(Requirement)
Count every line below in which "with" occurs, then give only the count.

Rows from a dataset of charts and code:
━━━━
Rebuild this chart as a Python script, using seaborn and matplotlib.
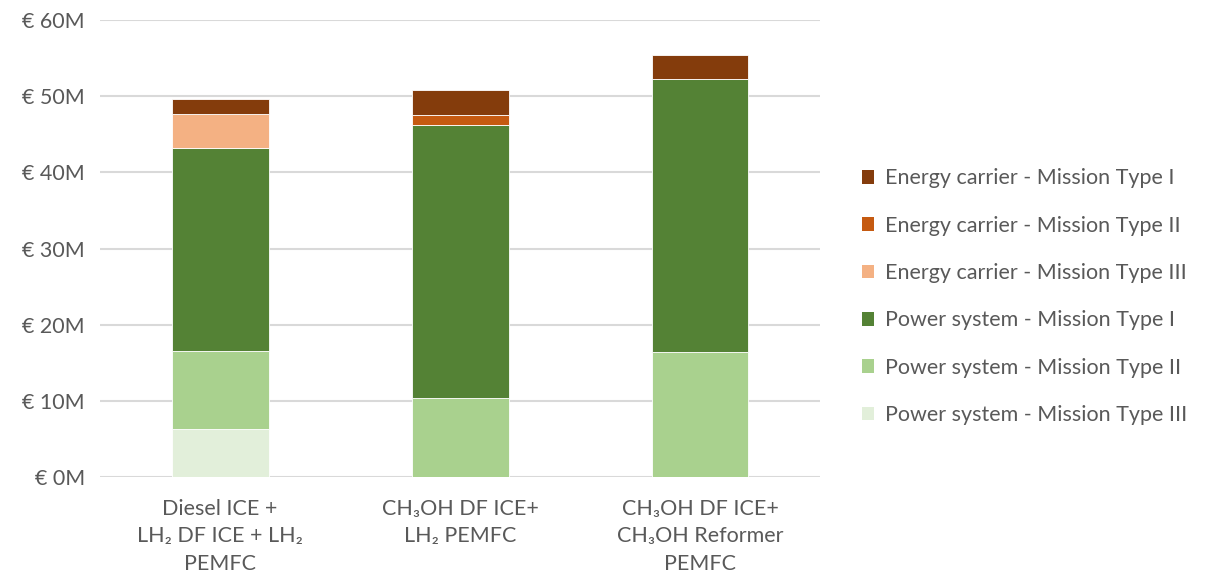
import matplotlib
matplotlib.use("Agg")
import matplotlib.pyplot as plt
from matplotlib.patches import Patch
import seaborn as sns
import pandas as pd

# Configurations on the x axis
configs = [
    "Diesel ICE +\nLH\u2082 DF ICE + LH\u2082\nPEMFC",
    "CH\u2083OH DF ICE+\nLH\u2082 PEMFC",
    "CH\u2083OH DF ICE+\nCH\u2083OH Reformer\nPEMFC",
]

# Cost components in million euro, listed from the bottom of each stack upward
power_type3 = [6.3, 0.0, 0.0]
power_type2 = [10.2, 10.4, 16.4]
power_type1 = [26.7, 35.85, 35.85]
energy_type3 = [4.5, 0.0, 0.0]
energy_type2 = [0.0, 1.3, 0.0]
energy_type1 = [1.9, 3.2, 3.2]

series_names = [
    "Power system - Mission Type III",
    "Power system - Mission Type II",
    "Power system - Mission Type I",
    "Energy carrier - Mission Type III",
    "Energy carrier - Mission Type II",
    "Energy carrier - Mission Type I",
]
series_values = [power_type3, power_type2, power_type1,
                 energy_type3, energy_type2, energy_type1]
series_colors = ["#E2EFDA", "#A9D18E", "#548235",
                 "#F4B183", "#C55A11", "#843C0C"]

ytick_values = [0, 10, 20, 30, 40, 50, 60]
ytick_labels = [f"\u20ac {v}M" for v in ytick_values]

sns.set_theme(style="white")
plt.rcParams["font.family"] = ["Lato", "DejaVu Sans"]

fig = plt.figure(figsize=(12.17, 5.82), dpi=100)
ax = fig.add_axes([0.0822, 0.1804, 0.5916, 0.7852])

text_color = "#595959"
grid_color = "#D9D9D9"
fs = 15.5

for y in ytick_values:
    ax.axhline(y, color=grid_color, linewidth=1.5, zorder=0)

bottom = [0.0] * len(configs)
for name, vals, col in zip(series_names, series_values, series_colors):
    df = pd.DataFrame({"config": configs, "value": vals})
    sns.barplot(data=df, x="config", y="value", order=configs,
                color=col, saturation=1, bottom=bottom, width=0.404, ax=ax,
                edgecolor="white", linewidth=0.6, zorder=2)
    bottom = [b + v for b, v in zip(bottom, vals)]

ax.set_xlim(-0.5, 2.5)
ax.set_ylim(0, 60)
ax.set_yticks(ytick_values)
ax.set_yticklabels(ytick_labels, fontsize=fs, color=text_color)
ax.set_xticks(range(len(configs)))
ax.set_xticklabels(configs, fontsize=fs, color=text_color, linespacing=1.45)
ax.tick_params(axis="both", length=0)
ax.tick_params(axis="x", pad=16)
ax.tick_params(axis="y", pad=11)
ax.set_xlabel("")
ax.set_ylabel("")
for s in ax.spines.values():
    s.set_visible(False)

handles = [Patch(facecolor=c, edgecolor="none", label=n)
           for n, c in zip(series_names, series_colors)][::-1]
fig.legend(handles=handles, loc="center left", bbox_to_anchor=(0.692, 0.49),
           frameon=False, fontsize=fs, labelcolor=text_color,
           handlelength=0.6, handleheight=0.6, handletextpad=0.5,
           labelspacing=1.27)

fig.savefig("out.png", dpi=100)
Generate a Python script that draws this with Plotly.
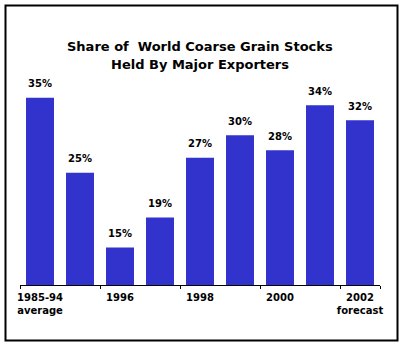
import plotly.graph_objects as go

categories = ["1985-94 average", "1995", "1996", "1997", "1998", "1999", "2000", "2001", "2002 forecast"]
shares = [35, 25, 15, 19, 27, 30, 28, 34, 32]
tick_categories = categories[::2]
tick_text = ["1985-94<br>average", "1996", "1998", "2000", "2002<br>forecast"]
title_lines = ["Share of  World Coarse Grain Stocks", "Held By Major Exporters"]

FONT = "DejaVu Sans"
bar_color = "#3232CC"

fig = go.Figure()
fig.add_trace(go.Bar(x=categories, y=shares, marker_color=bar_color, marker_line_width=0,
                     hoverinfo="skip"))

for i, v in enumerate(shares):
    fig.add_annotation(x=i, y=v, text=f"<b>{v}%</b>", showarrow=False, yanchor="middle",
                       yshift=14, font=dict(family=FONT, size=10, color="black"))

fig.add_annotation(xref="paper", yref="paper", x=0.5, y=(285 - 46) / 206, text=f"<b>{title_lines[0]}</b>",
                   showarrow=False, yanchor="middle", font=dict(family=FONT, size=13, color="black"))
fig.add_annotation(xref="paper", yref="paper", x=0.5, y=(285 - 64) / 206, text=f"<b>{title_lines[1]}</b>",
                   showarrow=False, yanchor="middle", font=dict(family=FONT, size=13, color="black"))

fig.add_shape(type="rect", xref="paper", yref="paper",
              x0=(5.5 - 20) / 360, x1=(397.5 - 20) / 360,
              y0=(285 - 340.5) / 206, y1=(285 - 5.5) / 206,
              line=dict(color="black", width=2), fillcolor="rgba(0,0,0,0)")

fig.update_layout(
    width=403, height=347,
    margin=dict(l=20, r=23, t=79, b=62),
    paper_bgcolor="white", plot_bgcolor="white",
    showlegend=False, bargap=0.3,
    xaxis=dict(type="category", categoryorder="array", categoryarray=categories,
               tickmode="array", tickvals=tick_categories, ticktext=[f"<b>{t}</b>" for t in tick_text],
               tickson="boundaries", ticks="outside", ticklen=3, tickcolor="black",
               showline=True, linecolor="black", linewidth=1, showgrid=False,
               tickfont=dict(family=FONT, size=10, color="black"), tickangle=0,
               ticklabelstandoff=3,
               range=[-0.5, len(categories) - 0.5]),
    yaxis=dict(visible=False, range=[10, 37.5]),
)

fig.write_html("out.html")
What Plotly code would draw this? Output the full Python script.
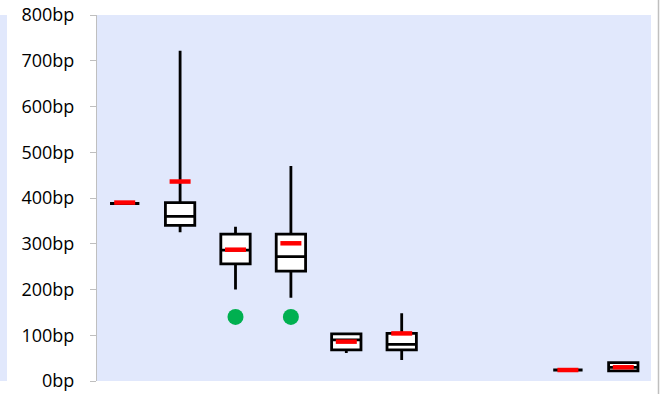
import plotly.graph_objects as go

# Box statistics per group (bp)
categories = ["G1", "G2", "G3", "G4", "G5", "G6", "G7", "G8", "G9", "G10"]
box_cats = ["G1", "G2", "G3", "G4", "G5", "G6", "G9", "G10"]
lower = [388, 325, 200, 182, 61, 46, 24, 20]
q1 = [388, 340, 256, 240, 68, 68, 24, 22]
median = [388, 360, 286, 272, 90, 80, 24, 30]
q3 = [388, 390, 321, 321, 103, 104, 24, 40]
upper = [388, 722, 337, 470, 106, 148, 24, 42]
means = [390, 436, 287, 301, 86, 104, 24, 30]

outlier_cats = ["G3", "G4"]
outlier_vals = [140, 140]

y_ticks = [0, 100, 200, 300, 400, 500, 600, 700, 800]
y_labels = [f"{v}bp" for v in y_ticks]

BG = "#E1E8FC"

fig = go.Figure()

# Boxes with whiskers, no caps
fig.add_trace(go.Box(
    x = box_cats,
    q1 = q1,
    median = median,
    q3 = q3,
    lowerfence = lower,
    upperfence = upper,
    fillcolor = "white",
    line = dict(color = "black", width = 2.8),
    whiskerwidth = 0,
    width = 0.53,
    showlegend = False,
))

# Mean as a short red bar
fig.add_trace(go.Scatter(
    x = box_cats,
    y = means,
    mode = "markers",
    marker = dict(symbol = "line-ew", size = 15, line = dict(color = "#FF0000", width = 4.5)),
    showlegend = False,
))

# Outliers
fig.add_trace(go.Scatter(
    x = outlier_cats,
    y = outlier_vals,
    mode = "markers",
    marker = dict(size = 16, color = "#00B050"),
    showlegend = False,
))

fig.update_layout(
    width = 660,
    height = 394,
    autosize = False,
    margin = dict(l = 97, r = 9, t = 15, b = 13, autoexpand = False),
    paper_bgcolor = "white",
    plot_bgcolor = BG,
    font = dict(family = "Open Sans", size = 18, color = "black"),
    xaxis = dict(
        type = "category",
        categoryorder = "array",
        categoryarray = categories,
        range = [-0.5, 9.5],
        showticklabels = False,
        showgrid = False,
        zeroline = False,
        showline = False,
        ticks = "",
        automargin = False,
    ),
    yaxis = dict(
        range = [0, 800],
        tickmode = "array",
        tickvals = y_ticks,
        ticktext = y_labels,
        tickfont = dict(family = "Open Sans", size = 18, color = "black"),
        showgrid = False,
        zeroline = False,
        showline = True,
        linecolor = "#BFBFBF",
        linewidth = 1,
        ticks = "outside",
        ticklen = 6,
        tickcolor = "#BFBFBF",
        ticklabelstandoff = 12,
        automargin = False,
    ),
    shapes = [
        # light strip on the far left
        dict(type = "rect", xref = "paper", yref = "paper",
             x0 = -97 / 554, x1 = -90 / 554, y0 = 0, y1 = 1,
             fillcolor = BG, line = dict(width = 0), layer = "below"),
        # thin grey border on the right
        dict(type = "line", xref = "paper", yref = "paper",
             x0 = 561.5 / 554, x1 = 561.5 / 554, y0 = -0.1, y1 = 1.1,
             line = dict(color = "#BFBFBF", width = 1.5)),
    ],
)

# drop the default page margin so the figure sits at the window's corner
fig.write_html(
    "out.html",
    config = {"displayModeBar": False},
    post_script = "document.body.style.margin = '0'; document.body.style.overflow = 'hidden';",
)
━━━━
(Task solution)
2